::: Data excerpt :::
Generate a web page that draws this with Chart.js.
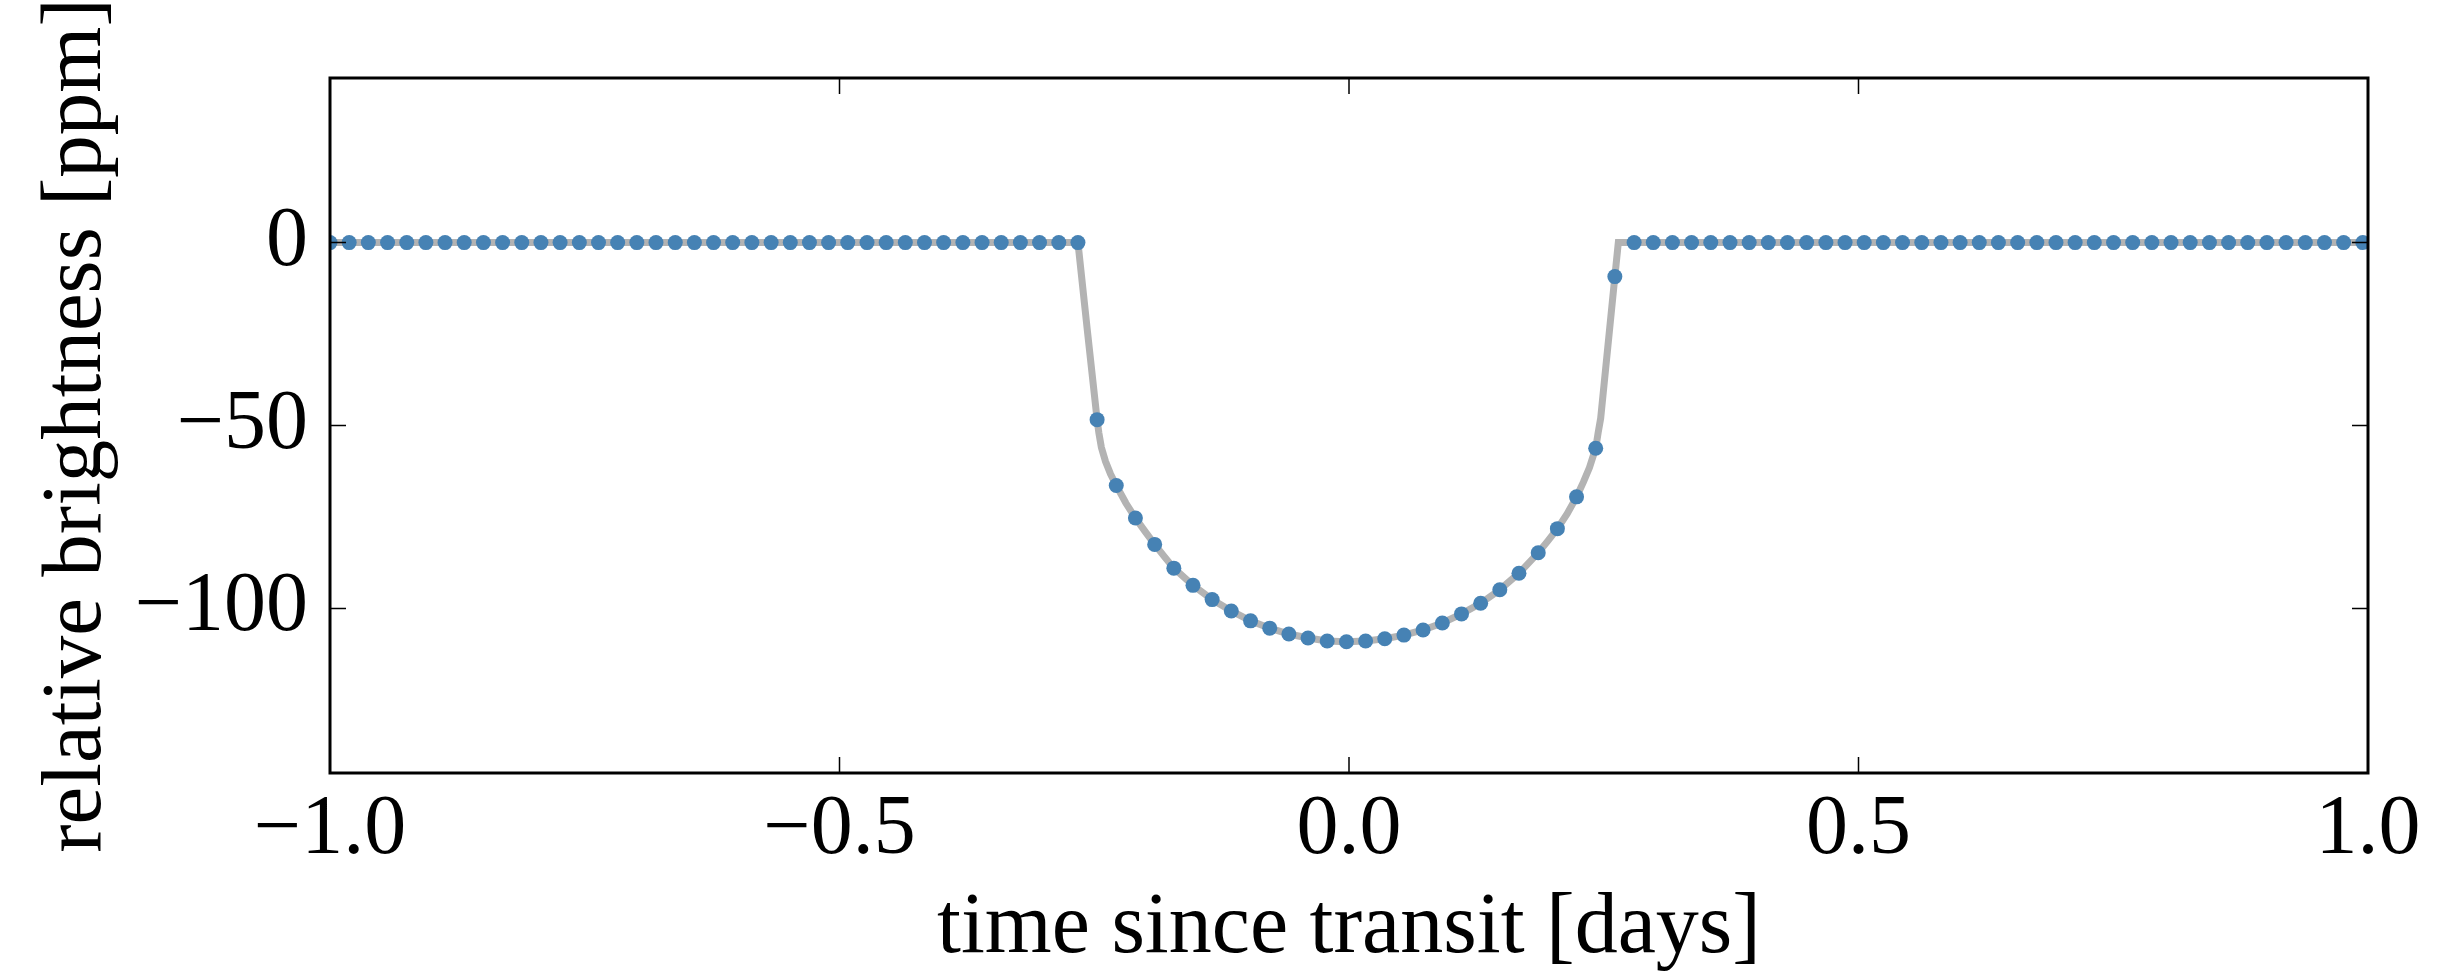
<!DOCTYPE html>
<html>
<head>
<meta charset="utf-8">
<script src="https://cdn.jsdelivr.net/npm/chart.js@4.4.0/dist/chart.umd.min.js"></script>
<style>
  body { margin: 0; background: #fff; }
  canvas { display: block; }
</style>
</head>
<body>
<canvas id="chartTransit" width="2451" height="978"></canvas>
<script>
// observed points, time since transit [days]
const times = [
  -1.0000, -0.9812, -0.9624, -0.9435, -0.9247, -0.9059, -0.8871, -0.8683, -0.8494, -0.8306,
  -0.8118, -0.7930, -0.7742, -0.7553, -0.7365, -0.7177, -0.6989, -0.6801, -0.6612, -0.6424,
  -0.6236, -0.6048, -0.5860, -0.5671, -0.5483, -0.5295, -0.5107, -0.4919, -0.4730, -0.4542,
  -0.4354, -0.4166, -0.3978, -0.3789, -0.3601, -0.3413, -0.3225, -0.3037, -0.2848, -0.2660,
  -0.2472, -0.2284, -0.2096, -0.1907, -0.1719, -0.1531, -0.1343, -0.1155, -0.0966, -0.0778,
  -0.0590, -0.0402, -0.0214, -0.0025, 0.0163, 0.0351, 0.0539, 0.0727, 0.0916, 0.1104,
  0.1292, 0.1480, 0.1668, 0.1857, 0.2045, 0.2233, 0.2421, 0.2609, 0.2798, 0.2986,
  0.3174, 0.3362, 0.3550, 0.3739, 0.3927, 0.4115, 0.4303, 0.4491, 0.4680, 0.4868,
  0.5056, 0.5244, 0.5432, 0.5621, 0.5809, 0.5997, 0.6185, 0.6373, 0.6562, 0.6750,
  0.6938, 0.7126, 0.7314, 0.7503, 0.7691, 0.7879, 0.8067, 0.8255, 0.8444, 0.8632,
  0.8820, 0.9008, 0.9196, 0.9385, 0.9573, 0.9761, 0.9949
];

// relative brightness [ppm]
const brightness = [
  0, 0, 0, 0, 0, 0, 0, 0, 0, 0,
  0, 0, 0, 0, 0, 0, 0, 0, 0, 0,
  0, 0, 0, 0, 0, 0, 0, 0, 0, 0,
  0, 0, 0, 0, 0, 0, 0, 0, 0, 0,
  -48.4, -66.4, -75.3, -82.5, -89.0, -93.7, -97.6, -100.7, -103.4, -105.4,
  -107.0, -108.1, -108.9, -109.1, -108.9, -108.3, -107.3, -105.9, -104.0, -101.5,
  -98.6, -94.9, -90.4, -84.8, -78.2, -69.5, -56.2, -9.3, 0, 0,
  0, 0, 0, 0, 0, 0, 0, 0, 0, 0,
  0, 0, 0, 0, 0, 0, 0, 0, 0, 0,
  0, 0, 0, 0, 0, 0, 0, 0, 0, 0,
  0, 0, 0, 0, 0, 0, 0
];

// model curve (grey line)
const modelTimes = [
  -1.0, -0.2660, -0.2566, -0.2472, -0.2455, -0.2430, -0.2390, -0.2340, -0.2284, -0.2190,
  -0.2096, -0.2000, -0.1907, -0.1810, -0.1719, -0.1531, -0.1343, -0.1155, -0.0966, -0.0778,
  -0.0590, -0.0402, -0.0214, -0.0025, 0.0163, 0.0351, 0.0539, 0.0727, 0.0916, 0.1104,
  0.1292, 0.1480, 0.1668, 0.1857, 0.1950, 0.2045, 0.2140, 0.2233, 0.2300, 0.2360,
  0.2421, 0.2445, 0.2470, 0.2609, 0.2643, 1.0
];
const modelBrightness = [
  0, 0, -24.5, -48.4, -52.0, -56.0, -59.8, -63.3, -66.4, -71.2,
  -75.3, -79.0, -82.5, -85.9, -89.0, -93.7, -97.6, -100.7, -103.4, -105.4,
  -107.0, -108.1, -108.9, -109.1, -108.9, -108.3, -107.3, -105.9, -104.0, -101.5,
  -98.6, -94.9, -90.4, -84.8, -81.6, -78.2, -74.2, -69.5, -65.5, -61.5,
  -56.2, -52.0, -48.0, -9.3, 0, 0
];

const xTicks = [-1, -0.5, 0, 0.5, 1];
const yTicks = [-100, -50, 0];

const serif = 'Liberation Serif, DejaVu Serif, serif';

function minusSign(s) {
    return s.replace('-', '\u2212');
}

// black frame with inward ticks on all four sides
const frameAndTicks = {
    id: 'frameAndTicks',
    afterDraw(chart) {
        const ctx = chart.ctx;
        const area = chart.chartArea;
        const xs = chart.scales.x;
        const ys = chart.scales.y;
        ctx.save();
        ctx.strokeStyle = '#000';
        ctx.lineWidth = 1.5;
        ctx.beginPath();
        xTicks.forEach(function (v) {
            const px = xs.getPixelForValue(v);
            ctx.moveTo(px, area.bottom);
            ctx.lineTo(px, area.bottom - 16);
            ctx.moveTo(px, area.top);
            ctx.lineTo(px, area.top + 16);
        });
        yTicks.forEach(function (v) {
            const py = ys.getPixelForValue(v);
            ctx.moveTo(area.left, py);
            ctx.lineTo(area.left + 16, py);
            ctx.moveTo(area.right, py);
            ctx.lineTo(area.right - 16, py);
        });
        ctx.stroke();
        ctx.lineWidth = 3;
        ctx.strokeRect(area.left, area.top, area.right - area.left, area.bottom - area.top);
        ctx.restore();
    }
};

let chartTransit = new Chart(document.getElementById('chartTransit'), {
    type: 'scatter',
    data: {
        datasets: [
            {
                label: 'model',
                data: modelTimes.map(function (t, i) { return {x: t, y: modelBrightness[i]}; }),
                showLine: true,
                borderColor: '#b3b3b3',
                borderWidth: 7,
                pointRadius: 0,
                tension: 0,
                clip: 0,
                order: 2
            },
            {
                label: 'data',
                data: times.map(function (t, i) { return {x: t, y: brightness[i]}; }),
                showLine: false,
                backgroundColor: '#4682b4',
                borderWidth: 0,
                pointRadius: 7.5,
                clip: 0,
                order: 1
            }
        ]
    },
    options: {
        responsive: false,
        animation: false,
        layout: {padding: {top: 78, right: 83, left: 0, bottom: 0}},
        plugins: {
            legend: {display: false},
            tooltip: {enabled: false}
        },
        scales: {
            x: {
                type: 'linear',
                min: -1,
                max: 1,
                afterBuildTicks: function (scale) {
                    scale.ticks = xTicks.map(function (v) { return {value: v}; });
                },
                afterFit: function (scale) { scale.height = 205; },
                grid: {display: false, drawTicks: false},
                border: {display: false},
                ticks: {
                    color: '#000',
                    font: {family: serif, size: 84},
                    padding: 8,
                    autoSkip: false,
                    maxRotation: 0,
                    callback: function (v) { return minusSign(v.toFixed(1)); }
                },
                title: {
                    display: true,
                    text: 'time since transit [days]',
                    color: '#000',
                    font: {family: serif, size: 86, lineHeight: 1},
                    padding: {top: 0, bottom: 6}
                }
            },
            y: {
                type: 'linear',
                min: -145,
                max: 45,
                afterBuildTicks: function (scale) {
                    scale.ticks = yTicks.map(function (v) { return {value: v}; });
                },
                afterFit: function (scale) { scale.width = 330; },
                grid: {display: false, drawTicks: false},
                border: {display: false},
                ticks: {
                    color: '#000',
                    font: {family: serif, size: 84},
                    padding: 22,
                    callback: function (v) { return minusSign(String(v)); }
                },
                title: {
                    display: true,
                    text: 'relative brightness [ppm]',
                    color: '#000',
                    font: {family: serif, size: 85, lineHeight: 1},
                    padding: {top: 35, bottom: 0}
                }
            }
        }
    },
    plugins: [frameAndTicks]
});
</script>
</body>
</html>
:::
• [Written request]:
Please transcribe the material above exactly as written. Leave the pictures out.

• [Solution for this exercise]:
Generate a web page that draws this with Chart.js.
<!DOCTYPE html>
<html>
<head>
<meta charset="utf-8">
<script src="https://cdn.jsdelivr.net/npm/chart.js@4.4.0/dist/chart.umd.min.js"></script>
<style>
  body { margin: 0; background: #fff; }
  canvas { display: block; }
</style>
</head>
<body>
<canvas id="chartTransit" width="2451" height="978"></canvas>
<script>
// observed points, time since transit [days]
const times = [
  -1.0000, -0.9812, -0.9624, -0.9435, -0.9247, -0.9059, -0.8871, -0.8683, -0.8494, -0.8306,
  -0.8118, -0.7930, -0.7742, -0.7553, -0.7365, -0.7177, -0.6989, -0.6801, -0.6612, -0.6424,
  -0.6236, -0.6048, -0.5860, -0.5671, -0.5483, -0.5295, -0.5107, -0.4919, -0.4730, -0.4542,
  -0.4354, -0.4166, -0.3978, -0.3789, -0.3601, -0.3413, -0.3225, -0.3037, -0.2848, -0.2660,
  -0.2472, -0.2284, -0.2096, -0.1907, -0.1719, -0.1531, -0.1343, -0.1155, -0.0966, -0.0778,
  -0.0590, -0.0402, -0.0214, -0.0025, 0.0163, 0.0351, 0.0539, 0.0727, 0.0916, 0.1104,
  0.1292, 0.1480, 0.1668, 0.1857, 0.2045, 0.2233, 0.2421, 0.2609, 0.2798, 0.2986,
  0.3174, 0.3362, 0.3550, 0.3739, 0.3927, 0.4115, 0.4303, 0.4491, 0.4680, 0.4868,
  0.5056, 0.5244, 0.5432, 0.5621, 0.5809, 0.5997, 0.6185, 0.6373, 0.6562, 0.6750,
  0.6938, 0.7126, 0.7314, 0.7503, 0.7691, 0.7879, 0.8067, 0.8255, 0.8444, 0.8632,
  0.8820, 0.9008, 0.9196, 0.9385, 0.9573, 0.9761, 0.9949
];

// relative brightness [ppm]
const brightness = [
  0, 0, 0, 0, 0, 0, 0, 0, 0, 0,
  0, 0, 0, 0, 0, 0, 0, 0, 0, 0,
  0, 0, 0, 0, 0, 0, 0, 0, 0, 0,
  0, 0, 0, 0, 0, 0, 0, 0, 0, 0,
  -48.4, -66.4, -75.3, -82.5, -89.0, -93.7, -97.6, -100.7, -103.4, -105.4,
  -107.0, -108.1, -108.9, -109.1, -108.9, -108.3, -107.3, -105.9, -104.0, -101.5,
  -98.6, -94.9, -90.4, -84.8, -78.2, -69.5, -56.2, -9.3, 0, 0,
  0, 0, 0, 0, 0, 0, 0, 0, 0, 0,
  0, 0, 0, 0, 0, 0, 0, 0, 0, 0,
  0, 0, 0, 0, 0, 0, 0, 0, 0, 0,
  0, 0, 0, 0, 0, 0, 0
];

// model curve (grey line)
const modelTimes = [
  -1.0, -0.2660, -0.2566, -0.2472, -0.2455, -0.2430, -0.2390, -0.2340, -0.2284, -0.2190,
  -0.2096, -0.2000, -0.1907, -0.1810, -0.1719, -0.1531, -0.1343, -0.1155, -0.0966, -0.0778,
  -0.0590, -0.0402, -0.0214, -0.0025, 0.0163, 0.0351, 0.0539, 0.0727, 0.0916, 0.1104,
  0.1292, 0.1480, 0.1668, 0.1857, 0.1950, 0.2045, 0.2140, 0.2233, 0.2300, 0.2360,
  0.2421, 0.2445, 0.2470, 0.2609, 0.2643, 1.0
];
const modelBrightness = [
  0, 0, -24.5, -48.4, -52.0, -56.0, -59.8, -63.3, -66.4, -71.2,
  -75.3, -79.0, -82.5, -85.9, -89.0, -93.7, -97.6, -100.7, -103.4, -105.4,
  -107.0, -108.1, -108.9, -109.1, -108.9, -108.3, -107.3, -105.9, -104.0, -101.5,
  -98.6, -94.9, -90.4, -84.8, -81.6, -78.2, -74.2, -69.5, -65.5, -61.5,
  -56.2, -52.0, -48.0, -9.3, 0, 0
];

const xTicks = [-1, -0.5, 0, 0.5, 1];
const yTicks = [-100, -50, 0];

const serif = 'Liberation Serif, DejaVu Serif, serif';

function minusSign(s) {
    return s.replace('-', '\u2212');
}

// black frame with inward ticks on all four sides
const frameAndTicks = {
    id: 'frameAndTicks',
    afterDraw(chart) {
        const ctx = chart.ctx;
        const area = chart.chartArea;
        const xs = chart.scales.x;
        const ys = chart.scales.y;
        ctx.save();
        ctx.strokeStyle = '#000';
        ctx.lineWidth = 1.5;
        ctx.beginPath();
        xTicks.forEach(function (v) {
            const px = xs.getPixelForValue(v);
            ctx.moveTo(px, area.bottom);
            ctx.lineTo(px, area.bottom - 16);
            ctx.moveTo(px, area.top);
            ctx.lineTo(px, area.top + 16);
        });
        yTicks.forEach(function (v) {
            const py = ys.getPixelForValue(v);
            ctx.moveTo(area.left, py);
            ctx.lineTo(area.left + 16, py);
            ctx.moveTo(area.right, py);
            ctx.lineTo(area.right - 16, py);
        });
        ctx.stroke();
        ctx.lineWidth = 3;
        ctx.strokeRect(area.left, area.top, area.right - area.left, area.bottom - area.top);
        ctx.restore();
    }
};

let chartTransit = new Chart(document.getElementById('chartTransit'), {
    type: 'scatter',
    data: {
        datasets: [
            {
                label: 'model',
                data: modelTimes.map(function (t, i) { return {x: t, y: modelBrightness[i]}; }),
                showLine: true,
                borderColor: '#b3b3b3',
                borderWidth: 7,
                pointRadius: 0,
                tension: 0,
                clip: 0,
                order: 2
            },
            {
                label: 'data',
                data: times.map(function (t, i) { return {x: t, y: brightness[i]}; }),
                showLine: false,
                backgroundColor: '#4682b4',
                borderWidth: 0,
                pointRadius: 7.5,
                clip: 0,
                order: 1
            }
        ]
    },
    options: {
        responsive: false,
        animation: false,
        layout: {padding: {top: 78, right: 83, left: 0, bottom: 0}},
        plugins: {
            legend: {display: false},
            tooltip: {enabled: false}
        },
        scales: {
            x: {
                type: 'linear',
                min: -1,
                max: 1,
                afterBuildTicks: function (scale) {
                    scale.ticks = xTicks.map(function (v) { return {value: v}; });
                },
                afterFit: function (scale) { scale.height = 205; },
                grid: {display: false, drawTicks: false},
                border: {display: false},
                ticks: {
                    color: '#000',
                    font: {family: serif, size: 84},
                    padding: 8,
                    autoSkip: false,
                    maxRotation: 0,
                    callback: function (v) { return minusSign(v.toFixed(1)); }
                },
                title: {
                    display: true,
                    text: 'time since transit [days]',
                    color: '#000',
                    font: {family: serif, size: 86, lineHeight: 1},
                    padding: {top: 0, bottom: 6}
                }
            },
            y: {
                type: 'linear',
                min: -145,
                max: 45,
                afterBuildTicks: function (scale) {
                    scale.ticks = yTicks.map(function (v) { return {value: v}; });
                },
                afterFit: function (scale) { scale.width = 330; },
                grid: {display: false, drawTicks: false},
                border: {display: false},
                ticks: {
                    color: '#000',
                    font: {family: serif, size: 84},
                    padding: 22,
                    callback: function (v) { return minusSign(String(v)); }
                },
                title: {
                    display: true,
                    text: 'relative brightness [ppm]',
                    color: '#000',
                    font: {family: serif, size: 85, lineHeight: 1},
                    padding: {top: 35, bottom: 0}
                }
            }
        }
    },
    plugins: [frameAndTicks]
});
</script>
</body>
</html>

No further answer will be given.